WASHINGTON (Reuters) - Donald Trump will try to persuade the U.S. Supreme Court this week to reverse a judicial decision to kick him off the ballot in Colorado over his actions concerning the Jan. 6, 2021, Capitol attack, arguing that the constitutional provision his opponents cite does not apply to him as a former president.
It may not be the only time Trump makes this type of assertion to the justices. As he fights four criminal cases and civil litigation in lower courts, Trump has repeatedly advanced a bold argument: that he is formally immune or otherwise not subject to these legal challenges.
"Trump appears obsessed with trying to place himself above the law. The theme running throughout these claims is that he cannot be held liable at law for anything he has done," said constitutional law expert Michael Gerhardt, a University of North Carolina law professor. "No president or former president has made such outlandish, self-serving claims."
The Supreme Court, whose 6-3 conservative majority includes three Trump appointees, on Thursday is scheduled to hear Trump's appeal of a ruling by Colorado's top court that disqualified him from the state's Republican primary ballot under the U.S. Constitution's 14th Amendment for engaging in insurrection. He is the frontrunner for his party's nomination to challenge Democratic President Joe Biden in the Nov. 5 U.S. election.
While Trump has not asserted sweeping presidential immunity as a defense in that case, the Supreme Court still may have to confront the issue, including in criminal and civil actions over his attempts to overturn his 2020 election loss and defamation claims by a woman who accused him of rape.
Trump in the past has shown contempt for constraints on his actions. He famously said during his successful 2016 presidential campaign that he "could stand in the middle of Fifth Avenue and shoot somebody, and I wouldn't lose any voters."
In his effort to escape federal criminal charges involving his efforts to overturn his 2020 loss to Biden, a lawyer for Trump indicated to appellate judges that a president could order Navy commandos to assassinate a political rival and still be immune from prosecution unless first being impeached by the House of Representatives and convicted by the Senate.
IMMUNITY CLAIM
Asked to comment on his immunity assertions, a Trump campaign spokesperson pointed to his Jan. 10 social media post stating that a president could not function without "COMPLETE IMMUNITY." In a post nine days later, Trump said presidents need immunity even for "events that 'cross the line.'"
The Supreme Court will confront novel questions when it reviews the Colorado Supreme Court's decision that Trump is disqualified from the presidency under Section 3 of the 14th Amendment, which bars any "officer of the United States" who "engaged in insurrection" from holding public office.

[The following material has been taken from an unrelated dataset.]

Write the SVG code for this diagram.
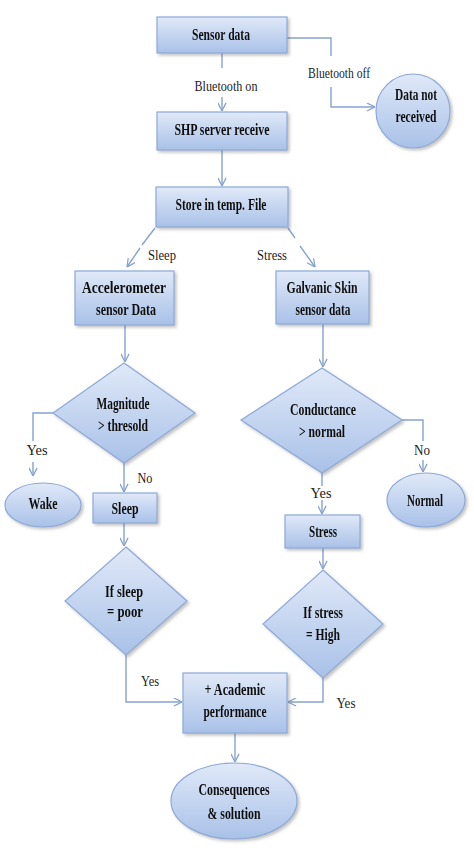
<svg xmlns="http://www.w3.org/2000/svg" width="474" height="868" viewBox="0 0 474 868">
<style>
.n{stroke:#8ea9d6;stroke-width:1.2;fill:url(#g)}
.c{fill:none;stroke:#86a2d0;stroke-width:1.4}
.t{font-family:"Liberation Serif","Times New Roman",serif;font-weight:bold;font-size:16px;fill:#111;text-anchor:middle}
.l{font-family:"Liberation Serif","Times New Roman",serif;font-size:15.5px;fill:#222;text-anchor:middle}
</style>
<defs>
<linearGradient id="g" x1="0" y1="0" x2="0" y2="1">
<stop offset="0" stop-color="#e0e9f8"/>
<stop offset="1" stop-color="#a9c1e8"/>
</linearGradient>
<filter id="s" x="-10%" y="-10%" width="130%" height="130%">
<feDropShadow dx="2" dy="2" stdDeviation="1.5" flood-color="#555" flood-opacity="0.35"/>
</filter>
<marker id="a" viewBox="0 0 10 10" refX="10" refY="5" markerWidth="9" markerHeight="9" markerUnits="userSpaceOnUse" orient="auto">
<path d="M1,0.5 L10,5 L1,9.5" fill="none" stroke="#86a2d0" stroke-width="1.4"/>
</marker>
</defs>

<g id="connectors">
<line class="c" x1="222" y1="53" x2="222" y2="68"/>
<line class="c" x1="222" y1="97" x2="222" y2="111" marker-end="url(#a)"/>
<polyline class="c" points="287,38 331,38 331,56"/>
<polyline class="c" points="331,87 331,107 375,107" marker-end="url(#a)"/>
<line class="c" x1="222" y1="150" x2="222" y2="186" marker-end="url(#a)"/>
<line class="c" x1="155" y1="228" x2="142" y2="245"/>
<line class="c" x1="140" y1="248" x2="127" y2="267" marker-end="url(#a)"/>
<line class="c" x1="288" y1="228" x2="295" y2="238"/>
<line class="c" x1="300" y1="246" x2="315" y2="267" marker-end="url(#a)"/>
<line class="c" x1="125" y1="325" x2="125" y2="362" marker-end="url(#a)"/>
<polyline class="c" points="53,413 33,413 33,441"/>
<line class="c" x1="33" y1="462" x2="33" y2="476" marker-end="url(#a)"/>
<line class="c" x1="124" y1="463" x2="124" y2="492" marker-end="url(#a)"/>
<line class="c" x1="124" y1="523" x2="124" y2="546" marker-end="url(#a)"/>
<polyline class="c" points="126,655 126,702 182,702" marker-end="url(#a)"/>
<line class="c" x1="323" y1="324" x2="323" y2="367" marker-end="url(#a)"/>
<polyline class="c" points="402,420 423,420 423,441"/>
<line class="c" x1="423" y1="460" x2="423" y2="472" marker-end="url(#a)"/>
<line class="c" x1="322" y1="473" x2="322" y2="486"/>
<line class="c" x1="322" y1="500" x2="322" y2="514" marker-end="url(#a)"/>
<line class="c" x1="323" y1="548" x2="323" y2="569" marker-end="url(#a)"/>
<polyline class="c" points="323,678 323,702 288,702" marker-end="url(#a)"/>
<line class="c" x1="235" y1="733" x2="235" y2="762" marker-end="url(#a)"/>
</g>

<g id="labels">
<text class="l" x="226" y="91" textLength="63" lengthAdjust="spacingAndGlyphs">Bluetooth on</text>
<text class="l" x="339" y="78" textLength="62" lengthAdjust="spacingAndGlyphs">Bluetooth off</text>
<text class="l" x="162" y="260" textLength="28" lengthAdjust="spacingAndGlyphs">Sleep</text>
<text class="l" x="272" y="260" textLength="30" lengthAdjust="spacingAndGlyphs">Stress</text>
<text class="l" x="37" y="455" textLength="21" lengthAdjust="spacingAndGlyphs">Yes</text>
<text class="l" x="145" y="483" textLength="15" lengthAdjust="spacingAndGlyphs">No</text>
<text class="l" x="422" y="455" textLength="16" lengthAdjust="spacingAndGlyphs">No</text>
<text class="l" x="321" y="498" textLength="21" lengthAdjust="spacingAndGlyphs">Yes</text>
<text class="l" x="150" y="686" textLength="18" lengthAdjust="spacingAndGlyphs">Yes</text>
<text class="l" x="346" y="708" textLength="19" lengthAdjust="spacingAndGlyphs">Yes</text>
</g>

<g id="sensor-data" filter="url(#s)">
<rect class="n" x="157" y="17" width="130" height="36"/>
<text class="t" x="221" y="40" textLength="58" lengthAdjust="spacingAndGlyphs">Sensor data</text>
</g>
<g id="data-not-received" filter="url(#s)">
<circle class="n" cx="413" cy="111" r="37"/>
<text class="t" x="416" y="100" textLength="42" lengthAdjust="spacingAndGlyphs">Data not</text>
<text class="t" x="416" y="122" textLength="41" lengthAdjust="spacingAndGlyphs">received</text>
</g>
<g id="shp-server" filter="url(#s)">
<rect class="n" x="157" y="112" width="130" height="38"/>
<text class="t" x="222" y="135" textLength="95" lengthAdjust="spacingAndGlyphs">SHP server receive</text>
</g>
<g id="store-temp" filter="url(#s)">
<rect class="n" x="156" y="187" width="132" height="40"/>
<text class="t" x="221" y="210" textLength="91" lengthAdjust="spacingAndGlyphs">Store in temp. File</text>
</g>
<g id="accelerometer" filter="url(#s)">
<rect class="n" x="75" y="271" width="99" height="54"/>
<text class="t" x="124" y="293" textLength="84" lengthAdjust="spacingAndGlyphs">Accelerometer</text>
<text class="t" x="126" y="315" textLength="60" lengthAdjust="spacingAndGlyphs">sensor Data</text>
</g>
<g id="galvanic" filter="url(#s)">
<rect class="n" x="276" y="271" width="93" height="53"/>
<text class="t" x="322" y="293" textLength="71" lengthAdjust="spacingAndGlyphs">Galvanic Skin</text>
<text class="t" x="323" y="315" textLength="55" lengthAdjust="spacingAndGlyphs">sensor data</text>
</g>
<g id="magnitude" filter="url(#s)">
<polygon class="n" points="124,363 195,413 124,463 53,413"/>
<text class="t" x="123" y="409" textLength="53" lengthAdjust="spacingAndGlyphs">Magnitude</text>
<text class="t" x="123" y="431" textLength="50" lengthAdjust="spacingAndGlyphs">&gt; thresold</text>
</g>
<g id="wake" filter="url(#s)">
<ellipse class="n" cx="43" cy="505" rx="38" ry="22"/>
<text class="t" x="43" y="509" textLength="29" lengthAdjust="spacingAndGlyphs">Wake</text>
</g>
<g id="sleep" filter="url(#s)">
<rect class="n" x="93" y="493" width="64" height="30"/>
<text class="t" x="125" y="514" textLength="27" lengthAdjust="spacingAndGlyphs">Sleep</text>
</g>
<g id="conductance" filter="url(#s)">
<polygon class="n" points="322,368 402,420 322,473 241,420"/>
<text class="t" x="323" y="415" textLength="66" lengthAdjust="spacingAndGlyphs">Conductance</text>
<text class="t" x="322" y="437" textLength="46" lengthAdjust="spacingAndGlyphs">&gt; normal</text>
</g>
<g id="normal" filter="url(#s)">
<ellipse class="n" cx="426" cy="500" rx="39" ry="27"/>
<text class="t" x="425" y="506" textLength="36" lengthAdjust="spacingAndGlyphs">Normal</text>
</g>
<g id="stress" filter="url(#s)">
<rect class="n" x="285" y="515" width="75" height="33"/>
<text class="t" x="323" y="537" textLength="28" lengthAdjust="spacingAndGlyphs">Stress</text>
</g>
<g id="if-sleep" filter="url(#s)">
<polygon class="n" points="126,547 187,601 126,655 65,601"/>
<text class="t" x="124" y="597" textLength="38" lengthAdjust="spacingAndGlyphs">If sleep</text>
<text class="t" x="125" y="617" textLength="36" lengthAdjust="spacingAndGlyphs">= poor</text>
</g>
<g id="if-stress" filter="url(#s)">
<polygon class="n" points="323,570 383,624 323,678 263,624"/>
<text class="t" x="323" y="618" textLength="40" lengthAdjust="spacingAndGlyphs">If stress</text>
<text class="t" x="323" y="640" textLength="34" lengthAdjust="spacingAndGlyphs">= High</text>
</g>
<g id="academic" filter="url(#s)">
<rect class="n" x="183" y="673" width="104" height="60"/>
<text class="t" x="235" y="695" textLength="61" lengthAdjust="spacingAndGlyphs">+ Academic</text>
<text class="t" x="235" y="717" textLength="63" lengthAdjust="spacingAndGlyphs">performance</text>
</g>
<g id="consequences" filter="url(#s)">
<ellipse class="n" cx="234" cy="801" rx="63" ry="38"/>
<text class="t" x="234" y="795" textLength="71" lengthAdjust="spacingAndGlyphs">Consequences</text>
<text class="t" x="234" y="819" textLength="53" lengthAdjust="spacingAndGlyphs">&amp; solution</text>
</g>
</svg>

In that case, Trump contends that he is not subject to Section 3 because the president is not an "officer of the United States."
Trump is advancing claims of immunity in other cases that could reach the Supreme Court, which historically has held that presidential immunity, while it exists, cannot be absolute.
In cases involving former Presidents Richard Nixon in 1982 and Bill Clinton in 1997, the court found that presidents have absolute immunity from civil lawsuits for acts undertaken in their official capacity, but not from suits concerning personal and unofficial conduct. It has never ruled directly on whether presidents are immune from criminal prosecution.
Trump's fight against federal criminal charges involving his efforts to undo his election defeat is now pending before the U.S. Court of Appeals for the District of Columbia Circuit after a federal judge rejected his immunity assertion.
University of California, Berkeley, law professor John Yoo, who served in President George W. Bush's administration, said he expects the Supreme Court would reject Trump's claim.
"His lawyers are pressing unprecedented arguments that are likely to fail in court, but they are not frivolous," Yoo said.
Trump has similarly claimed presidential immunity as a defense in a Georgia criminal case concerning election interference, civil lawsuits involving the Capitol riot, and in writer E. Jean Carroll's lawsuit accusing him of defaming her by denying in 2019 that he raped her in the 1990s.
The Supreme Court in 2020 rejected Trump's claim of immunity from a subpoena that then-Manhattan District Attorney Cyrus Vance Jr. issued as part of an investigation into hush money paid by Trump's then-lawyer to a porn star before the 2016 election.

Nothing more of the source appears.